- [Do this] From the very first line of the data to the line containing "import pandas as pd", retype everything exactly, leaving the pictures behind.
——————————
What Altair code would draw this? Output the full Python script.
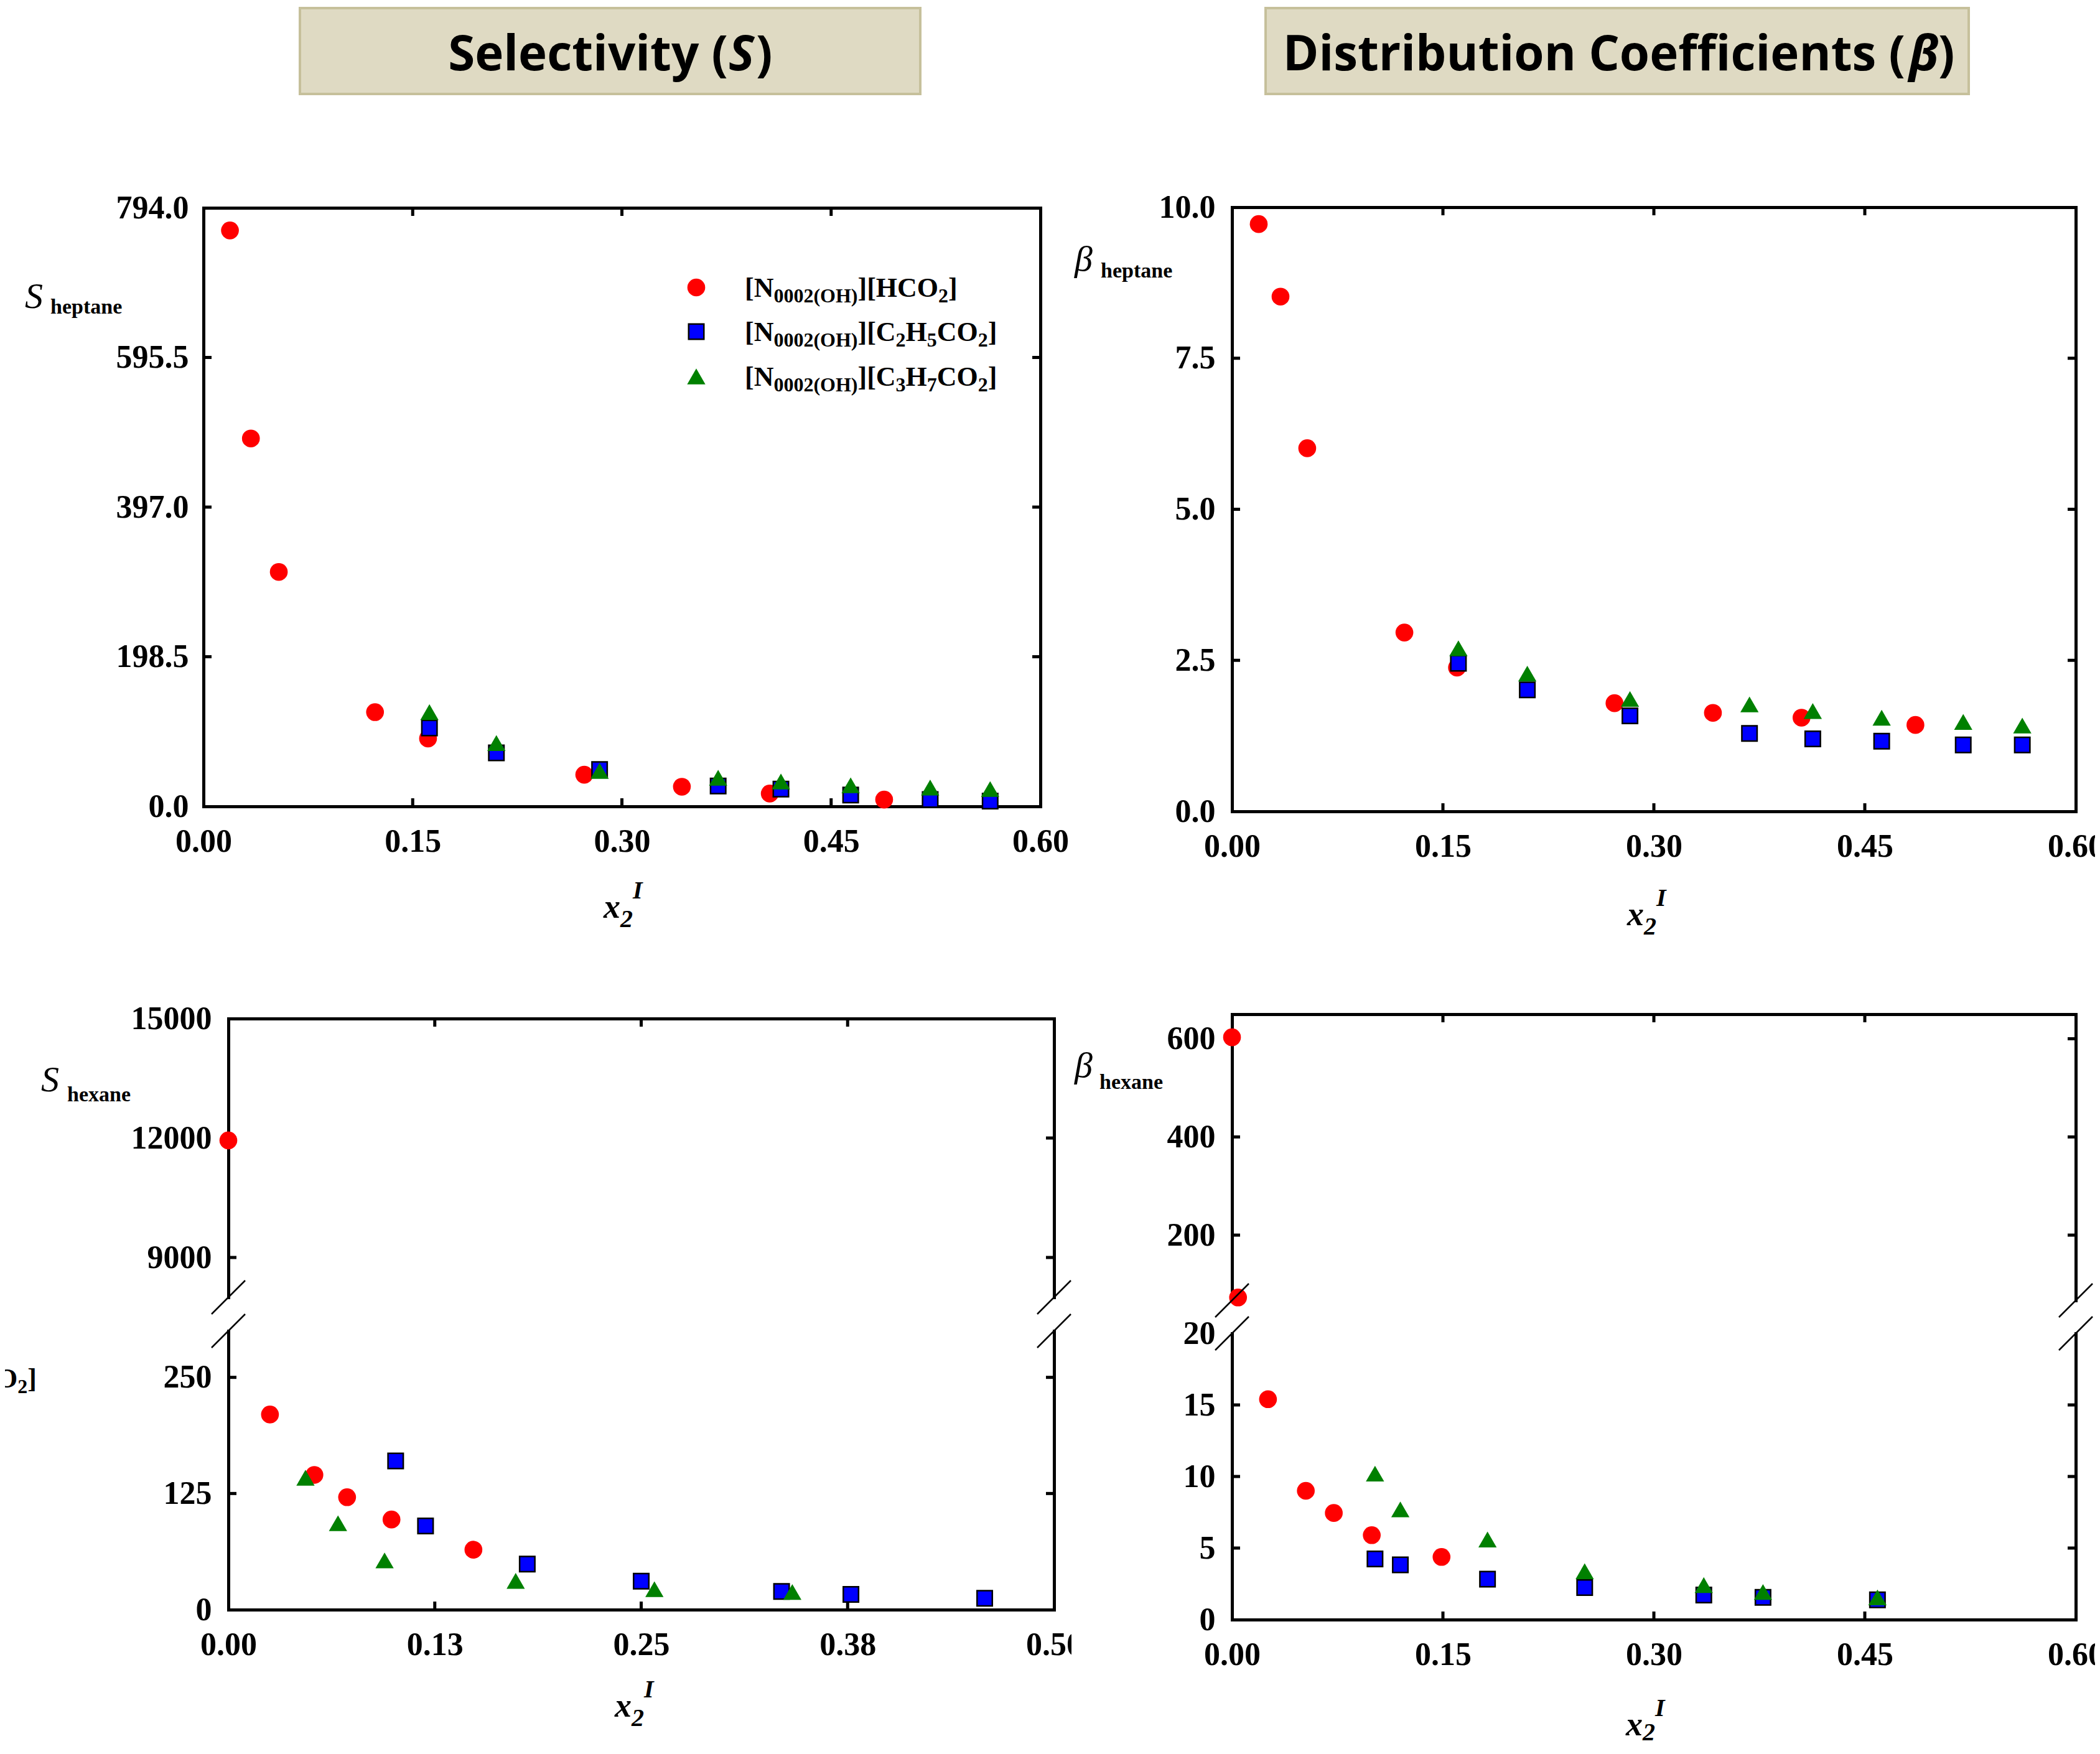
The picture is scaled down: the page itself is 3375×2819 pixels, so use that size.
import altair as alt
import pandas as pd

# ------------------------------------------------------------------ data
# Selectivity S, heptane (top-left panel)
s_hep_hco2_x = [0.019, 0.034, 0.054, 0.123, 0.161, 0.273, 0.343, 0.406, 0.488]
s_hep_hco2_y = [764, 488, 311, 125, 90, 42, 26, 17, 9]
s_hep_c2_x = [0.162, 0.210, 0.284, 0.369, 0.414, 0.464, 0.521, 0.564]
s_hep_c2_y = [104, 71, 49, 27, 23, 15, 9, 7]
s_hep_c3_x = [0.162, 0.210, 0.284, 0.369, 0.414, 0.464, 0.521, 0.564]
s_hep_c3_y = [125, 84, 47, 38, 33, 28, 25, 23]

# Distribution coefficient beta, heptane (top-right panel)
b_hep_hco2_x = [0.019, 0.0345, 0.0535, 0.1226, 0.160, 0.272, 0.342, 0.405, 0.486]
b_hep_hco2_y = [9.72, 8.52, 6.01, 2.96, 2.38, 1.79, 1.63, 1.55, 1.43]
b_hep_c2_x = [0.161, 0.210, 0.283, 0.368, 0.413, 0.462, 0.520, 0.562]
b_hep_c2_y = [2.45, 2.01, 1.58, 1.29, 1.20, 1.16, 1.10, 1.10]
b_hep_c3_x = [0.161, 0.210, 0.283, 0.368, 0.413, 0.462, 0.520, 0.562]
b_hep_c3_y = [2.70, 2.28, 1.86, 1.77, 1.66, 1.55, 1.48, 1.42]

# Selectivity S, hexane (bottom-left panel, broken axis)
s_hex_hco2_x = [0.0, 0.0252, 0.0521, 0.0719, 0.0988, 0.1484]
s_hex_hco2_y = [11940, 210, 145, 121, 97, 64.5]
s_hex_c2_x = [0.1013, 0.1194, 0.181, 0.250, 0.335, 0.377, 0.458]
s_hex_c2_y = [160, 90, 49, 30.7, 19.6, 16.4, 12.2]
s_hex_c3_x = [0.0467, 0.0664, 0.0946, 0.174, 0.258, 0.3415]
s_hex_c3_y = [142, 93, 53, 31, 22, 19]

# Distribution coefficient beta, hexane (bottom-right panel, broken axis)
b_hex_hco2_x = [0.0, 0.0043, 0.0256, 0.0525, 0.0724, 0.0994, 0.149]
b_hex_hco2_y = [603, 73, 15.4, 9.0, 7.45, 5.9, 4.38]
b_hex_c2_x = [0.1017, 0.1197, 0.1817, 0.2508, 0.3355, 0.3776, 0.459]
b_hex_c2_y = [4.24, 3.83, 2.83, 2.24, 1.72, 1.55, 1.38]
b_hex_c3_x = [0.1017, 0.1197, 0.1817, 0.2508, 0.3355, 0.3776, 0.459]
b_hex_c3_y = [10.2, 7.7, 5.6, 3.38, 2.41, 1.93, 1.55]

# axes: domains and tick labels
x_dom_06 = [0.0, 0.60]
x_ticks_06 = [0.0, 0.15, 0.30, 0.45, 0.60]
x_dom_05 = [0.0, 0.50]
x_ticks_05 = [0.0, 0.125, 0.25, 0.375, 0.50]
y_dom_s_hep = [0.0, 794.0]
y_ticks_s_hep = [0.0, 198.5, 397.0, 595.5, 794.0]
y_dom_b_hep = [0.0, 10.0]
y_ticks_b_hep = [0.0, 2.5, 5.0, 7.5, 10.0]
y_dom_s_hex_hi = [8000, 15000]
y_ticks_s_hex_hi = [9000, 12000, 15000]
y_dom_s_hex_lo = [0, 300]
y_ticks_s_hex_lo = [0, 125, 250]
y_dom_b_hex_hi = [67, 650]
y_ticks_b_hex_hi = [200, 400, 600]
y_dom_b_hex_lo = [0, 20]
y_ticks_b_hex_lo = [0, 5, 10, 15, 20]

# text
title_left = ("Selectivity (", "S", ")")
title_right = ("Distribution Coefficients (", "\u03b2", ")")
legend_rows = [
    [("[N", 0), ("0002(OH)", 1), ("][HCO", 0), ("2", 1), ("]", 0)],
    [("[N", 0), ("0002(OH)", 1), ("][C", 0), ("2", 1), ("H", 0), ("5", 1), ("CO", 0), ("2", 1), ("]", 0)],
    [("[N", 0), ("0002(OH)", 1), ("][C", 0), ("3", 1), ("H", 0), ("7", 1), ("CO", 0), ("2", 1), ("]", 0)],
]
stray_label = [("O", 0), ("2", 1), ("]", 0)]

# ------------------------------------------------------------------ style / layout
FONT = "Liberation Serif"
ONE = pd.DataFrame({"k": [0]})
OFF = 8                 # page margin: page coordinate = view coordinate + 8
VW, VH = 3359, 2799     # whole drawing area
TICK = 13
BOX_FILL = "#DFDAC3"
BOX_STROKE = "#C6C09B"
STYLES = [
    dict(shape="circle", color="#FF0000", size=820),
    dict(shape="square", color="#0000FF", size=600, stroke="black", strokeWidth=2.5),
    dict(shape="triangle-up", color="#008000", size=860),
]
TNRB = {"[": 333, "]": 333, "(": 333, ")": 333, "N": 722, "H": 778, "C": 722, "O": 778}


def tw(s, size):
    return sum(TNRB.get(c, 500) for c in s) * size / 1000.0


def T(s, x, y, size, weight="bold", style="normal", font=FONT, align="left"):
    return alt.Chart(ONE).mark_text(
        text=s, font=font, fontSize=size, fontWeight=weight, fontStyle=style,
        align=align, baseline="alphabetic", color="black"
    ).encode(x=alt.value(x - OFF), y=alt.value(y - OFF))


def chem(parts, x, y, main=44, sub=32, shift=9):
    out = []
    for s, is_sub in parts:
        size = sub if is_sub else main
        out.append(T(s, x, y + (shift if is_sub else 0), size))
        x += tw(s, size)
    return out


def ytitle(sym, subtxt, x, y, xs, ys):
    return [T(sym, x, y, 58, weight="normal", style="italic"), T(subtxt, xs, ys, 34)]


def xtitle(x, y, sub_dy=15):
    return [T("x", x, y, 54, style="italic"),
            T("2", x + 27, y + sub_dy, 40, style="italic"),
            T("I", x + 47, y - 31, 40, style="italic")]


def title_box(x1, x2, y1, y2, parts, x0, xsym, xclose, yb):
    rect = alt.Chart(ONE).mark_rect(fill=BOX_FILL, stroke=BOX_STROKE, strokeWidth=4).encode(
        x=alt.value(x1 - OFF), x2=alt.value(x2 - OFF), y=alt.value(y1 - OFF), y2=alt.value(y2 - OFF))
    return [rect,
            T(parts[0], x0, yb, 78, font="Open Sans", align="right"),
            T(parts[1], xsym, yb, 78, font="Open Sans", style="italic"),
            T(parts[2], xclose, yb, 78, font="Open Sans")]


def slash(cx, cy):
    cx, cy = cx - OFF, cy - OFF
    return alt.Chart(ONE).mark_rule(color="black", strokeWidth=2.5).encode(
        x=alt.value(cx - 27), y=alt.value(cy + 27), x2=alt.value(cx + 27), y2=alt.value(cy - 27))


def cover(x1, x2, y1, y2):
    return alt.Chart(ONE).mark_rect(fill="white").encode(
        x=alt.value(x1 - OFF), x2=alt.value(x2 - OFF), y=alt.value(y1 - OFF), y2=alt.value(y2 - OFF))


def sym(style, x, y):
    return alt.Chart(ONE).mark_point(filled=True, opacity=1, **style).encode(
        x=alt.value(x - OFF), y=alt.value(y - OFF))


def scale(d, r):
    return alt.Scale(domain=d, range=r, nice=False, zero=False)


def ax(orient, offset, values=None, fmt=None, labels=True, pad=27):
    kw = dict(orient=orient, offset=offset, ticks=False, tickSize=0, grid=False, domain=True,
              domainColor="black", domainWidth=5, domainCap="square", labels=labels, title=None)
    if labels:
        kw.update(values=values, format=fmt, labelFont=FONT, labelFontSize=52,
                  labelFontWeight="bold", labelColor="black", labelPadding=pad,
                  labelFlush=False, labelOverlap=False)
    return alt.Axis(**kw)


def frame(xs, ys):
    return pd.DataFrame({"x": xs, "y": ys})


def segment(P, seg):
    xl, xr = P["xr"][0] - OFF, P["xr"][1] - OFF
    yb, yt = seg["yr"][0] - OFF, seg["yr"][1] - OFF
    xs = scale(P["xd"], [xl, xr])
    ys = scale(seg["yd"], [yb, yt])
    lo, hi = seg["yd"]
    dfs = [d[(d.y >= lo - 1e-9) & (d.y <= hi)] for d in P["series"]]
    alldf = pd.concat(dfs)
    layers = []
    layers.append(alt.Chart(alldf).mark_point(opacity=0).encode(
        x=alt.X("x:Q", scale=xs,
                axis=ax("bottom", yb - VH, P["xvals"], ".2f", pad=31) if seg["bottom"] else None),
        y=alt.Y("y:Q", scale=ys, axis=ax("left", -xl, seg["yvals"], seg["yfmt"], pad=P["ypad"]))))
    layers.append(alt.Chart(alldf).mark_point(opacity=0).encode(
        x=alt.X("x:Q", scale=xs, axis=ax("top", -yt, labels=False) if seg["top"] else None),
        y=alt.Y("y:Q", scale=ys, axis=ax("right", xr - VW, labels=False))))
    yin = pd.DataFrame({"v": [v for v in seg["yvals"] if lo < v < hi]})
    xin = pd.DataFrame({"v": [v for v in P["xvals"] if P["xd"][0] < v < P["xd"][1]]})
    tk = dict(color="black", strokeWidth=5)
    layers.append(alt.Chart(yin).mark_rule(**tk).encode(
        y=alt.Y("v:Q", scale=ys, axis=None), x=alt.value(xl), x2=alt.value(xl + TICK)))
    layers.append(alt.Chart(yin).mark_rule(**tk).encode(
        y=alt.Y("v:Q", scale=ys, axis=None), x=alt.value(xr - TICK), x2=alt.value(xr)))
    if seg["top"]:
        layers.append(alt.Chart(xin).mark_rule(**tk).encode(
            x=alt.X("v:Q", scale=xs, axis=None), y=alt.value(yt), y2=alt.value(yt + TICK)))
    if seg["bottom"]:
        layers.append(alt.Chart(xin).mark_rule(**tk).encode(
            x=alt.X("v:Q", scale=xs, axis=None), y=alt.value(yb - TICK), y2=alt.value(yb)))
    for d, st in zip(dfs, STYLES):
        if len(d):
            layers.append(alt.Chart(d).mark_point(filled=True, opacity=1, **st).encode(
                x=alt.X("x:Q", scale=xs, axis=None), y=alt.Y("y:Q", scale=ys, axis=None)))
    return layers


# ------------------------------------------------------------------ panels (page pixel frame)
legend = []
for i, (row_y, st) in enumerate(zip([462, 533, 605], STYLES)):
    legend.append(sym(st, 1119, row_y))
    legend += chem(legend_rows[i], 1197, row_y + 15)

TLp = dict(
    xd=x_dom_06, xr=[327, 1672], xvals=x_ticks_06, ypad=24,
    series=[frame(s_hep_hco2_x, s_hep_hco2_y), frame(s_hep_c2_x, s_hep_c2_y), frame(s_hep_c3_x, s_hep_c3_y)],
    segs=[dict(yd=y_dom_s_hep, yr=[1296, 334], yvals=y_ticks_s_hep, yfmt=".1f", top=True, bottom=True)],
)
TRp = dict(
    xd=x_dom_06, xr=[1980, 3336], xvals=x_ticks_06, ypad=27,
    series=[frame(b_hep_hco2_x, b_hep_hco2_y), frame(b_hep_c2_x, b_hep_c2_y), frame(b_hep_c3_x, b_hep_c3_y)],
    segs=[dict(yd=y_dom_b_hep, yr=[1304, 333], yvals=y_ticks_b_hep, yfmt=".1f", top=True, bottom=True)],
)
BLp = dict(
    xd=x_dom_05, xr=[367, 1694], xvals=x_ticks_05, ypad=27,
    series=[frame(s_hex_hco2_x, s_hex_hco2_y), frame(s_hex_c2_x, s_hex_c2_y), frame(s_hex_c3_x, s_hex_c3_y)],
    segs=[dict(yd=y_dom_s_hex_hi, yr=[2085, 1637], yvals=y_ticks_s_hex_hi, yfmt="d", top=True, bottom=False),
          dict(yd=y_dom_s_hex_lo, yr=[2587, 2139], yvals=y_ticks_s_hex_lo, yfmt="d", top=False, bottom=True)],
)
BRp = dict(
    xd=x_dom_06, xr=[1980, 3336], xvals=x_ticks_06, ypad=27,
    series=[frame(b_hex_hco2_x, b_hex_hco2_y), frame(b_hex_c2_x, b_hex_c2_y), frame(b_hex_c3_x, b_hex_c3_y)],
    segs=[dict(yd=y_dom_b_hex_hi, yr=[2090, 1630], yvals=y_ticks_b_hex_hi, yfmt="d", top=True, bottom=False),
          dict(yd=y_dom_b_hex_lo, yr=[2603, 2143], yvals=y_ticks_b_hex_lo, yfmt="d", top=False, bottom=True)],
)

layers = []
for P in (TLp, TRp, BLp, BRp):
    for seg in P["segs"]:
        layers += segment(P, seg)

layers += [cover(1722, 1770, 2615, 2690)]
layers += title_box(482, 1479, 13, 151, title_left, 1170, 1171, 1215, 113)
layers += title_box(2034, 3164, 13, 151, title_right, 3062, 3068, 3115, 113)
layers += ytitle("S", "heptane", 40, 495, 81, 504)
layers += ytitle("\u03b2", "heptane", 1727, 435, 1769, 446)
layers += ytitle("S", "hexane", 66, 1754, 108, 1770)
layers += ytitle("\u03b2", "hexane", 1727, 1731, 1767, 1750)
layers += xtitle(970, 1475) + xtitle(2615, 1487) + xtitle(988, 2759) + xtitle(2613, 2789, sub_dy=8)
layers += legend
layers += chem(stray_label, -6, 2230)
layers += [slash(367, 2085), slash(367, 2139), slash(1694, 2085), slash(1694, 2139),
           slash(1980, 2090), slash(1980, 2143), slash(3336, 2090), slash(3336, 2143)]

chart = alt.layer(*layers).resolve_scale(
    x="independent", y="independent"
).resolve_axis(
    x="independent", y="independent"
).properties(
    width=VW, height=VH, autosize=alt.AutoSizeParams(type="none"), padding=0, background="white"
).configure_view(strokeWidth=0)

chart.save("out.html", embed_options={"renderer": "svg", "actions": False})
——————————
- [Task response]
What Altair code would draw this? Output the full Python script.
The picture is scaled down: the page itself is 3375×2819 pixels, so use that size.
import altair as alt
import pandas as pd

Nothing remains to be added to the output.